How Will Russian Authorities Deal with a Same-Sex Kiss?
How will Russian authorities deal with a same-sex kiss, now that two female Russian athletes have kissed on the winner's podium at the World Athletics Championships in Moscow? Many have wondered if the kiss was a protest or another misunderstanding.
According to Gay Star News, some speculate that a kiss between Tatyana Firova and Kseniya Ryzhova was a political statement. The gold medalists kissed each other on the lips after winning the 4x400-meter relay at the sporting event.
Like the Swedish athletes who competed with rainbow-colored painted fingernails, some believe the kiss was a sign of protest against Russia's "homosexual propaganda" law that aims to protect the the country's youth from believing that same-sex relationships are "equal" to "traditional" relationships.
Others say the kiss was nothing more than a simple congratulatory sign of affection.
On Tuesday, the Associated Press reported that the Russian sprinters insisted the display of affection was not a protest against the country's controversial anti-gay law.

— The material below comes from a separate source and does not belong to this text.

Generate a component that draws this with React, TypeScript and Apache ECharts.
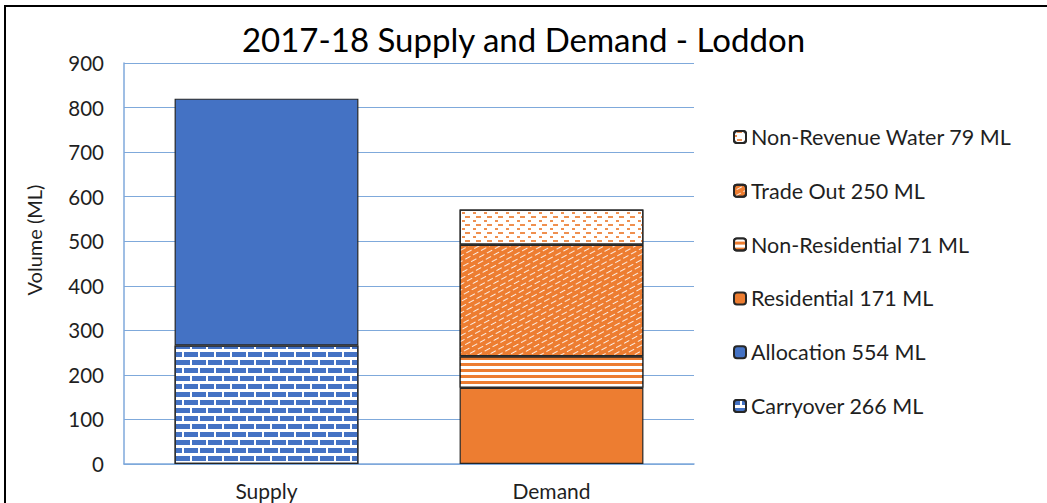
import React, { useEffect, useRef } from "react";
import * as echarts from "echarts";

const categories = ["Supply", "Demand"];
const carryover = [266, "-"];
const allocation = [554, "-"];
const residential = ["-", 171];
const nonResidential = ["-", 71];
const tradeOut = ["-", 250];
const nonRevenueWater = ["-", 79];
const legendOrder = [
  "Non-Revenue Water 79 ML",
  "Trade Out 250 ML",
  "Non-Residential 71 ML",
  "Residential 171 ML",
  "Allocation 554 ML",
  "Carryover 266 ML",
];
const yAxisTitle = "Volume (ML)";

const BLUE = "#4472C4";
const ORANGE = "#ED7D31";
const FONT = "Lato";
const TEXT = "#1f1f1f";

export default function App() {
  const ref = useRef<HTMLDivElement>(null);
  useEffect(() => {
    if (!ref.current) return;
    const chart = echarts.init(ref.current, null, { renderer: "svg" });
    const border = { borderColor: "#262626", borderWidth: 1.2 };
    chart.setOption({
      animation: false,
      backgroundColor: "#fff",
      title: {
        text: "2017-18 Supply and Demand - Loddon",
        left: "center",
        top: 17,
        textStyle: { fontFamily: FONT, fontSize: 33, fontWeight: "normal", color: "#000" },
      },
      graphic: [
        {
          type: "rect",
          shape: { x: 5, y: 6, width: 1100, height: 600 },
          style: { fill: "none", stroke: "#000", lineWidth: 2 },
          silent: true,
        },
        {
          type: "text",
          x: 34,
          y: 240,
          rotation: Math.PI / 2,
          style: {
            text: yAxisTitle,
            fontFamily: FONT,
            fontSize: 20,
            fill: TEXT,
            align: "center",
            verticalAlign: "middle",
          },
          silent: true,
        },
      ],
      legend: {
        orient: "vertical",
        left: 728,
        top: 121,
        itemWidth: 12,
        itemHeight: 12,
        itemGap: 31.8,
        data: legendOrder,
        textStyle: { fontFamily: FONT, fontSize: 21.5, color: TEXT, lineHeight: 22 },
      },
      grid: { left: 124, right: 353, top: 63, bottom: 39 },
      xAxis: {
        type: "category",
        data: categories,
        axisLine: { lineStyle: { color: "#7FA9DB", width: 1.5 } },
        axisTick: { show: false },
        axisLabel: { fontFamily: FONT, fontSize: 21, color: TEXT, margin: 16 },
      },
      yAxis: {
        type: "value",
        min: 0,
        max: 900,
        interval: 100,
        axisLine: { show: true, lineStyle: { color: "#7FA9DB", width: 1.5 } },
        axisTick: { show: false },
        splitLine: { lineStyle: { color: "#7FA9DB", width: 1 } },
        axisLabel: { fontFamily: FONT, fontSize: 20.5, color: TEXT, margin: 20 },
      },
      series: [
        {
          name: "Carryover 266 ML",
          type: "bar",
          stack: "total",
          barWidth: "64.5%",
          data: carryover,
          itemStyle: {
            color: "#fff",
            ...border,
            decal: {
              symbol: "rect",
              symbolSize: 1,
              color: BLUE,
              dashArrayX: [[14, 2], [6, 2, 8, 0]],
              dashArrayY: [5, 3],
              rotation: 0,
            },
          },
        },
        {
          name: "Allocation 554 ML",
          type: "bar",
          stack: "total",
          data: allocation,
          itemStyle: { color: BLUE, ...border },
        },
        {
          name: "Residential 171 ML",
          type: "bar",
          stack: "total",
          data: residential,
          itemStyle: { color: ORANGE, ...border },
        },
        {
          name: "Non-Residential 71 ML",
          type: "bar",
          stack: "total",
          data: nonResidential,
          itemStyle: {
            color: ORANGE,
            ...border,
            decal: {
              symbol: "rect",
              symbolSize: 1,
              color: "#fff",
              dashArrayX: [1, 0],
              dashArrayY: [3, 3],
              rotation: 0,
            },
          },
        },
        {
          name: "Trade Out 250 ML",
          type: "bar",
          stack: "total",
          data: tradeOut,
          itemStyle: {
            color: ORANGE,
            ...border,
            decal: {
              symbol: "rect",
              symbolSize: 1,
              color: "rgba(255,255,255,0.85)",
              dashArrayX: [[6, 3], [2, 3, 4, 0]],
              dashArrayY: [1, 4],
              rotation: -0.5,
            },
          },
        },
        {
          name: "Non-Revenue Water 79 ML",
          type: "bar",
          stack: "total",
          data: nonRevenueWater,
          itemStyle: {
            color: "#fff",
            ...border,
            decal: {
              symbol: "rect",
              symbolSize: 1,
              color: "rgba(237,125,49,0.85)",
              dashArrayX: [[3, 8], [0, 3, 5, 3]],
              dashArrayY: [2, 2],
              rotation: 0,
            },
          },
        },
      ],
    });
    return () => chart.dispose();
  }, []);
  return (
    <div
      ref={ref}
      style={{ position: "fixed", left: 0, top: 0, width: 1047, height: 503 }}
    />
  );
}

"The storm of emotions going through us was incredible. And if we, accidentally, while congratulating each other, touched lips, excuse me. We think the whole fuss is more of a sick fantasy not grounded in anything," Ryzhovva said.
Last week, Yelena Isinbayeva, was one of the first Russian athletes to speak out on the Russian law, which has gained international attention. She defended the laws of her country in one statement then turned around and amended what she said, claiming she was misunderstood.
"If we allow to promote and do all this stuff on the street, we are very afraid about our nation because we consider ourselves like normal, standard people," Isinbayeva said, speaking in English in her original statement. "We just live with boys with woman, woman with boys."
She later "clarified" her statements and said, "English is not my first language and I think I may have been misunderstood... What I wanted to say was that people should respect the laws of other countries particularly when they are guests."
Russian Sports Minister Vitaly Mutko blames the western media for blowing gay rights issues at the Sochi Olympics out of proportion. Lawmakers, like Mutko, say the law will help protect Russian children from alcoholism, drug use and gay relationships.
"In my view, Western media, media outside Russia, give more attention to this than we do in Russia," Mutko said. "I think this is kind of an invented problem. We don’t have a law banning non-traditional sexual relations, we have a different law."
He explained that it LGBT adults were not discriminated against in Russia but that leaders simply wanted to assure "the informational protection of the young generation."
"We want to prevent the young generation, whose psyche has not been formulated," he said according to Reuters.
"We want to protect them against drunkenness, drugs and non-traditional sexual relations. We want them to grow up and when they become adults they have to define what they want."